“Reading increases one’s vocabulary,” I tell incoming freshmen every fall. But up until now, I have had little evidence to support this claim. It is true that reading exposes students to new words, but I never went out of my way to help students sort through these new words.
Instead, as a junior English teacher, I regularly taught SAT vocabulary as part of my Advanced Composition curriculum. Students completed chapters from the Sadlier-Oxford Vocabulary Workshop books and took quizzes every other week. While some students relished the challenge, many saw little relevance to their own lives, retaining few words by the end of the year.
In turn, this year I have turned from my well-worn Sadlier Oxford books and have instead had students reference their independent reading books for new words. Students develop their own lists of eight words every other week. My goal in doing this is not only to have students slow down their reading, but to also expose them to diction and complexity within their independent books. Once again, like many of the mini-lessons within the workshop classroom, this practice also turns into a lesson on craft and intention within a writer’s work.
Too often students skim over large words, failing to activate context clues and prior knowledge to help them draw out meaning. By creating vocabulary lists, students must practice these skills while also recording definitions, synonyms, passages, and parts of speech.

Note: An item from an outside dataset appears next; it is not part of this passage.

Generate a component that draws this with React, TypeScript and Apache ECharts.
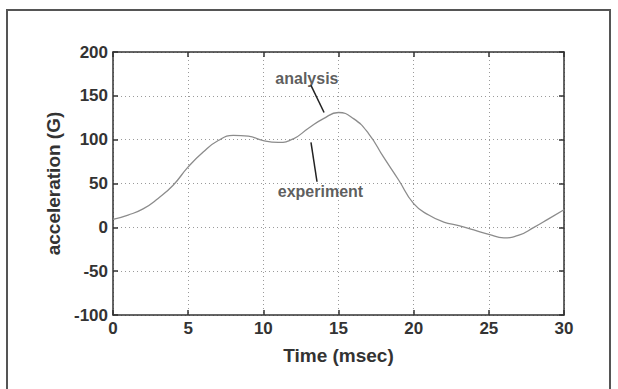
import React, { useEffect, useRef } from "react";
import * as echarts from "echarts";

const timeMs = [0, 1, 2, 3, 4, 5, 6, 7, 8, 9, 10, 11, 12, 13, 14, 15, 16, 17, 18, 19, 20, 21, 22, 23, 24, 25, 26, 27, 28, 29, 30];
const acceleration = [9, 14, 21, 33, 48, 69, 86, 99, 105, 104, 99, 97, 101, 113, 124, 131, 124, 107, 80, 54, 27, 14, 6, 2, -3, -8, -12, -9, 0, 10, 20];
const xTicks = [0, 5, 10, 15, 20, 25, 30];
const yTicks = [-100, -50, 0, 50, 100, 150, 200];
const annotationLabels = ["analysis", "experiment"];
const annotationAnchors = [[12.9, 170], [13.8, 41]];
const pointerLines = [
  [[13.17, 162], [14.04, 131]],
  [[13.17, 97], [13.57, 52]],
];

export default function App() {
  const ref = useRef<HTMLDivElement>(null);
  useEffect(() => {
    document.body.style.margin = "0";
    const chart = echarts.init(ref.current!, null, { renderer: "svg" });
    const font = "'Liberation Sans', Arial, sans-serif";
    const axisLabel = { color: "#333", fontFamily: font, fontWeight: "bold" as const, fontSize: 17 };
    const splitLine = { show: true, lineStyle: { color: "#9a9a9a", type: [1, 3] as any, width: 1 } };
    const axisLine = { show: true, onZero: false, lineStyle: { color: "#333", width: 1.5 } };
    const axisTick = { show: true, inside: true, length: 5, lineStyle: { color: "#333", width: 1.5 } };
    chart.setOption({
      animation: false,
      backgroundColor: "#fff",
      grid: { left: 113, right: 54, top: 52, bottom: 74 },
      graphic: [
        {
          type: "rect",
          shape: { x: 7, y: 10, width: 603, height: 400 },
          style: { fill: "none", stroke: "#555", lineWidth: 2 },
          silent: true,
        },
      ],
      xAxis: [
        {
          type: "value",
          min: xTicks[0],
          max: xTicks[xTicks.length - 1],
          interval: 5,
          name: "Time (msec)",
          nameLocation: "middle",
          nameGap: 31,
          nameTextStyle: { color: "#333", fontFamily: font, fontWeight: "bold", fontSize: 19 },
          axisLabel: { ...axisLabel, margin: 5 },
          axisLine,
          axisTick,
          splitLine,
        },
        {
          type: "value",
          position: "top",
          min: xTicks[0],
          max: xTicks[xTicks.length - 1],
          interval: 5,
          axisLabel: { show: false },
          axisLine,
          axisTick,
          splitLine: { show: false },
        },
      ],
      yAxis: [
        {
          type: "value",
          min: yTicks[0],
          max: yTicks[yTicks.length - 1],
          interval: 50,
          name: "acceleration (G)",
          nameLocation: "middle",
          nameGap: 47,
          nameTextStyle: { color: "#333", fontFamily: font, fontWeight: "bold", fontSize: 19 },
          axisLabel: { ...axisLabel, margin: 5 },
          axisLine,
          axisTick,
          splitLine,
        },
        {
          type: "value",
          position: "right",
          min: yTicks[0],
          max: yTicks[yTicks.length - 1],
          interval: 50,
          axisLabel: { show: false },
          axisLine,
          axisTick,
          splitLine: { show: false },
        },
      ],
      series: [
        {
          type: "line",
          data: timeMs.map((t, i) => [t, acceleration[i]]),
          smooth: true,
          symbol: "none",
          lineStyle: { color: "#8c8c8c", width: 1.3 },
          markLine: {
            silent: true,
            symbol: "none",
            label: { show: false },
            lineStyle: { color: "#222", width: 1.5, type: "solid" },
            data: pointerLines.map((l) => [{ coord: l[0] }, { coord: l[1] }]),
          },
        },
        {
          type: "scatter",
          symbolSize: 0,
          data: annotationAnchors.map((a, i) => ({ value: a, name: annotationLabels[i] })),
          label: {
            show: true,
            position: "inside",
            formatter: (p: any) => p.name,
            color: "#333",
            fontFamily: font,
            fontWeight: "bold",
            fontSize: 16,
          },
        },
      ],
    });
    return () => chart.dispose();
  }, []);
  return <div ref={ref} style={{ width: 618, height: 389 }} />;
}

The benefit is twofold: students have a say in their vocabulary and immediately see both the relevance and payoff of understanding a new word. At the same time, having independent vocabulary lists eliminates cheating and encourages independence. Instead of worrying about students’ wandering eyes during quizzes, I spend time helping students understand the words they have picked. In addition, independent vocabulary lists provide insight into students’ reading levels and comprehension. I have learned more about my students’ reading lives simply by becoming aware of the words they find challenging.
Every other week, students complete a summative assessment that helps gauge their understanding of their eight vocabulary words. Two weeks ago I had students complete “Rock and Roll Vocabulary,” an activity that requires students to roll dice and answer questions about their vocabulary corresponding to specific numbers. This week students will complete a grid about various words.
While I am still new to this vocabulary approach, I feel confident in my students’ choices. Oftentimes I have seen the typical “SAT words” pop up in multiple lists, reinforcing that students will indeed choose challenging vocabulary. The process is far from perfect, and my students and I are still ironing out some of the flaws. Some students intentionally pick easy words, but the next assessment will require them to rank the difficulty of their words. In addition, I allow retakes of vocabulary summative assessments considering students made a “good faith effort” according to our school’s retake policy. Finally, not all independent books offer complex language, which can be a struggle for students who love the content yet can’t seem to find their eight or so words. In those instances, students may pull from in-class readings, articles, and textbooks. If they still struggle, I have books of SAT vocabulary they may choose from instead.
While this method of teaching is somewhat nontraditional, it provides students with continued say in their education. Not only are they empowered by their newfound words, but also by the end, I hope my students will see that reading truly does increase one’s vocabulary.